Sanders’s way of talking about the future is not something we are used to in American politics. It’s an example of a style often criticized as too angry, too strident, too pessimistic. Sanders’s optimism, after all, is always provisional: A bright future is possible, but it’s never guaranteed. More than that, a better tomorrow is an uncertain obligation we have to others, not an entitlement we can claim as a birthright. And it’s impossible without a break with the past.
Biden’s campaign, on the other hand, promises a return to the recent past of October 2016. Like most conventional politicians, Biden appears to assume that the future must be good. You don’t “invest in the future” expecting to lose your shirt, after all: You invest in it confident that the returns will be bountiful and that each “morning in America,” to quote a famous Ronald Reagan slogan, will be brighter than the last.
American political rhetoric has, for generations, been built on some version of this untroubled future: one that is always bright, that is inexhaustible, that belongs to and is guaranteed to Americans. “The expansive future is our arena, and for our history,” said John O’Sullivan, coiner of “Manifest Destiny,” almost two centuries ago, in an essay called “The Great Nation of Futurity.” Younger people seem able to hear, perhaps more acutely than previous generations, the lies in such lines: No future is always bright—not for everyone.
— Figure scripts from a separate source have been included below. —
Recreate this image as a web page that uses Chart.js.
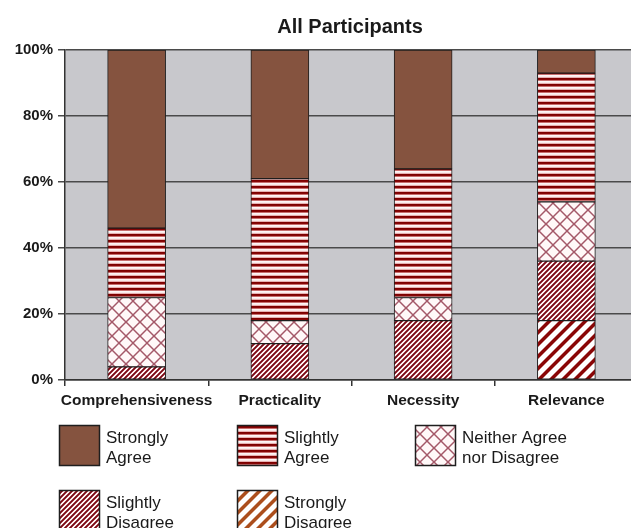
<!DOCTYPE html>
<html>
<head>
<meta charset="utf-8">
<script src="https://cdn.jsdelivr.net/npm/chart.js@4"></script>
<style>
html,body{margin:0;padding:0;background:#fff;overflow:hidden;}
#wrap{width:640px;height:540px;}
</style>
</head>
<body>
<div id="wrap"><canvas id="c" width="640" height="540"></canvas></div>
<script>
const titleText = 'All Participants';
const categories = ['Comprehensiveness', 'Practicality', 'Necessity', 'Relevance'];
const stronglyDisagree = [0, 0, 0, 18];
const slightlyDisagree = [4, 11, 18, 18];
const neitherAgree = [21, 7, 7, 18];
const slightlyAgree = [21, 43, 39, 39];
const stronglyAgree = [54, 39, 36, 7];
const yTicks = [0, 20, 40, 60, 80, 100];
const legendNames = ['Strongly\nAgree', 'Slightly\nAgree', 'Neither Agree\nnor Disagree', 'Slightly\nDisagree', 'Strongly\nDisagree'];

const FONT = '"Liberation Sans", Arial, Helvetica, sans-serif';
const ctx0 = document.getElementById('c').getContext('2d');

function pixTile(w, h, fn) {
  const t = document.createElement('canvas');
  t.width = w; t.height = h;
  const g = t.getContext('2d');
  const img = g.createImageData(w, h);
  for (let y = 0; y < h; y++) for (let x = 0; x < w; x++) {
    const c = fn(x, y);
    const i = (y * w + x) * 4;
    img.data[i] = c[0]; img.data[i + 1] = c[1]; img.data[i + 2] = c[2]; img.data[i + 3] = 255;
  }
  g.putImageData(img, 0, 0);
  return ctx0.createPattern(t, 'repeat');
}
function mix(a, b, t) { return [0, 1, 2].map(i => Math.round(a[i] + (b[i] - a[i]) * t)); }
function hStripes() {
  const rows = [[126, 0, 0], [134, 6, 6], [200, 110, 110], [255, 246, 246], [251, 234, 234], [230, 176, 176]];
  return pixTile(4, rows.length, (x, y) => rows[y]);
}
function crossHatch() {
  const t = document.createElement('canvas');
  t.width = 14; t.height = 14;
  const g = t.getContext('2d');
  g.fillStyle = '#fff8f8'; g.fillRect(0, 0, 14, 14);
  g.strokeStyle = '#a45868'; g.lineWidth = 1.5;
  for (let k = -1; k <= 1; k++) {
    g.beginPath(); g.moveTo(k * 14, 0); g.lineTo(k * 14 + 14, 14); g.stroke();
    g.beginPath(); g.moveTo(k * 14, 14); g.lineTo(k * 14 + 14, 0); g.stroke();
  }
  return ctx0.createPattern(t, 'repeat');
}
function diagStripes(p, core, soft, dark, light) {
  return pixTile(p, p, (x, y) => {
    const s = (x + y) % p;
    const c = (p - 1) / 2;
    let d = Math.abs(s - c); d = Math.min(d, p - d);
    let a = 1 - (d - core / 2) / soft;
    a = Math.max(0, Math.min(1, a));
    return mix(light, dark, a);
  });
}

const fills = {
  sa: '#85533f',
  sla: hStripes(),
  n: crossHatch(),
  sld: diagStripes(5, 1.6, 1.0, [125, 8, 20], [255, 244, 244]),
  sd: diagStripes(12, 3.2, 1.8, [138, 6, 6], [255, 255, 255]),
  sdLegend: diagStripes(12, 3.2, 1.8, [172, 78, 28], [255, 255, 255])
};

const datasets = [
  { label: legendNames[4], data: stronglyDisagree, backgroundColor: fills.sd, legendFill: fills.sdLegend },
  { label: legendNames[3], data: slightlyDisagree, backgroundColor: fills.sld },
  { label: legendNames[2], data: neitherAgree, backgroundColor: fills.n },
  { label: legendNames[1], data: slightlyAgree, backgroundColor: fills.sla },
  { label: legendNames[0], data: stronglyAgree, backgroundColor: fills.sa }
].map(d => Object.assign(d, { borderColor: '#1e1e1e', borderWidth: 1, borderSkipped: false, barThickness: 58 }));

const bgPlugin = {
  id: 'plotBg',
  beforeDraw(chart) {
    const { ctx, chartArea: a } = chart;
    ctx.save();
    ctx.fillStyle = '#c8c8cc';
    ctx.fillRect(a.left, a.top, a.right - a.left, a.bottom - a.top);
    ctx.restore();
  }
};

const titleLegendPlugin = {
  id: 'titleLegend',
  afterDraw(chart) {
    const { ctx } = chart;
    ctx.save();
    ctx.fillStyle = '#1a1a1a';
    ctx.font = 'bold 20px ' + FONT;
    ctx.textAlign = 'center';
    ctx.textBaseline = 'alphabetic';
    ctx.fillText(titleText, 350, 33);

    const cols = [59, 237, 415];
    const rows = [425, 490];
    const ds = chart.data.datasets.slice().reverse();
    ds.forEach((d, i) => {
      const x = cols[i % 3], y = rows[Math.floor(i / 3)];
      ctx.fillStyle = d.legendFill || d.backgroundColor;
      ctx.fillRect(x, y, 41, 41);
      ctx.strokeStyle = '#1e1e1e'; ctx.lineWidth = 1.5;
      ctx.strokeRect(x + 0.5, y + 0.5, 40, 40);
      ctx.fillStyle = '#1a1a1a';
      ctx.font = '17px ' + FONT;
      ctx.textAlign = 'left';
      d.label.split('\n').forEach((line, j) => {
        ctx.fillText(line, x + 47, y + 18 + j * 19.5);
      });
    });
    ctx.restore();
  }
};

new Chart(document.getElementById('c'), {
  type: 'bar',
  data: { labels: categories, datasets },
  plugins: [bgPlugin, titleLegendPlugin],
  options: {
    responsive: false,
    animation: false,
    layout: { padding: { top: 50, right: 2, left: 0, bottom: 0 } },
    plugins: { legend: { display: false }, title: { display: false }, tooltip: { enabled: false } },
    scales: {
      x: {
        stacked: true,
        afterFit(s) { s.height = 160; },
        grid: { drawOnChartArea: false, drawTicks: true, tickLength: 6, color: '#333', lineWidth: 1.5, offset: true },
        border: { display: true, color: '#333', width: 1.5 },
        ticks: { color: '#1a1a1a', font: { family: FONT, size: 15.5, weight: 'bold' }, padding: 5, maxRotation: 0, autoSkip: false }
      },
      y: {
        stacked: true,
        min: 0, max: 100,
        afterFit(s) { s.width = 65; },
        afterBuildTicks(s) { s.ticks = yTicks.map(v => ({ value: v })); },
        grid: { color: '#4a4a4a', lineWidth: 1.5, tickLength: 7 },
        border: { display: true, color: '#333', width: 1.5 },
        ticks: { color: '#1a1a1a', font: { family: FONT, size: 15, weight: 'bold' }, padding: 5, callback: v => v + '%' }
      }
    }
  }
});
</script>
</body>
</html>
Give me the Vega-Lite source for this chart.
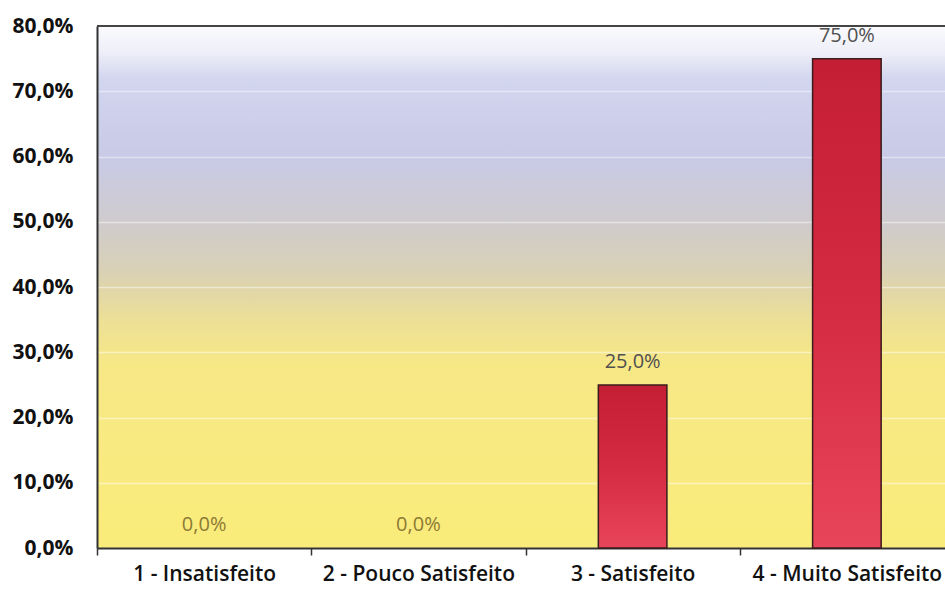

What brightness past American futures possessed was always illuminated by the burning Native villages of westward expansion; that confidence in our “progress” denied the slave labor that powered it. Far from being “inexhaustible,” America’s “expansive future” has frequently come at a terrible price in spent bodies, hearts, and land.
Who believes in the future, and which future do they believe in? Some Biden voters, voting as never-Trumpers (itself a moldering 2016 type), claim to see the future of the next four years as the priority. A return to the “normal” pace of the years before Trump has been Biden’s biggest pitch. But as The New Republic’s Kate Aronoff has pointed out, “there’s no normal to return to where the climate is concerned.” There is no resurrectable past. There is only a rapidly approaching future, which many of us have come to anticipate with a sense of dread. Many of those who voted, willingly or not, for Biden’s climate plan—which calls for carbon neutrality by 2050, decades too late—will never have to live with its consequences. Nor, of course, will Biden himself.
Our problem—the problem of people under 45 or so—is that we will live with these consequences. If you are obliged to think much further ahead than the next four years, it is impossible to be both honest and optimistic about the future. Exit polling from Michigan’s primary on Tuesday confirmed what has long been the sharpest divide of the election: the generational split between those over 45 (who voted overwhelmingly for Biden) and those under 45 (who backed Sanders by a wide margin). Too much emphasis on generational divides, of course, may paper over the vagaries of individual choices, as well as deeper fissures of class, region, and race. All the same, as Biden racks up primary victories with voters in their fifties and up, it’s hard not to feel a sense of betrayal. It feels as if our future has indeed been leveraged for a few years of peace and quiet.